During my short stay in Utrecht I have noticed two interesting things. Unfortunately the weather was really bad. Otherwise I probably would have stayed longer. Utrecht is about 40 minutes south of Amsterdam and has grown to be the fourth largest city in the Netherlands.
Lonely Planet says that Utrecht is somehow often ignored by visitors.
Perhaps it’s the lure of Amsterdam that leads people to forget Utrecht. Whatever the reason, this graceful city is bizarrely under-visited.
As mentioned above, I was only there for a very short time and it was raining during my whole stay. But I found both the cathedral and the canals of the city very interesting. Please apologize the bad pictures. Utrecht is surely much nicer when the sun is shining.
St. Martin’s Cathedral
You will notice the tower of the cathedral already from the outskirts of the city. It can be seen from almost everywhere.
The tower is really big (112 meters) and the construction of the cathedral was started around 1254 in the gothic style.
When you come closer to the cathedral everything still looks normal.

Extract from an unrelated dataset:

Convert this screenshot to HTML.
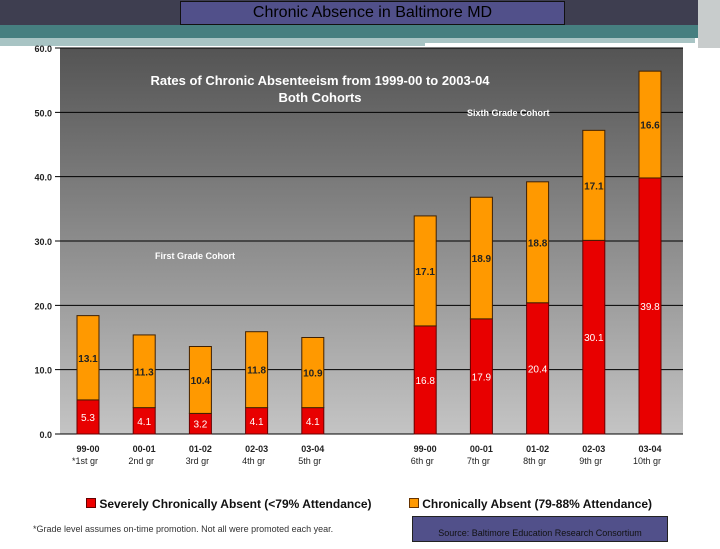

But then you realize that there are a few very substantial pieces of the building missing. Half of the cathedral is gone. There is a huge gap between the tower and the transept. This is now a public square, the Domplein.
It gets probably even a bit more obvious if you look at the satellite picture.
What happened? On August 1, 1674 the cathedral was hit by a tornado. The middle section of the nave collapsed. Over the subsequent centuries, much of the enormous building fell into further neglect. The pitiable state of the cathedral led to some small restoration activities in the nineteenth century, followed by major renovations in the early twentieth century with the aim of returning the Cathedral to its original state. However, the nave was never rebuilt. Please also refer to the related Wikipedia article.
The main altar area is intact. But to make the building usable again a wall was added at the end of the transept. Today the huge organ is hung on that wall.
If you are inside the building and just look towards the altar you would not notice this. Thanks to the high ceiling and gothic columns it still has an impressive aura. But it is only the mini version of the original cathedral.
When the city of Utrecht dug the canals surrounding the city center they used a slightly different approach from other other Dutch cities.
On the first look it might not be obvious. But the canals have two levels.
- There is the lower section with the wharfs directly on the water level. On each side of the canals these wharfs allow easy loading and unloading of ships. The entrance to the storage rooms is directly on the wharf.
- The upper section is built above the storage facilities on the water level. Both the street and the house are standing on the ground floor. Therefore customers could easily access the shops and offices without interference with the logistics processes happening on the water level.
Today these wharfs are often used by restaurants. They offer a lovely seating area and can be accessed either through the restaurant or the staircases close to the bridges.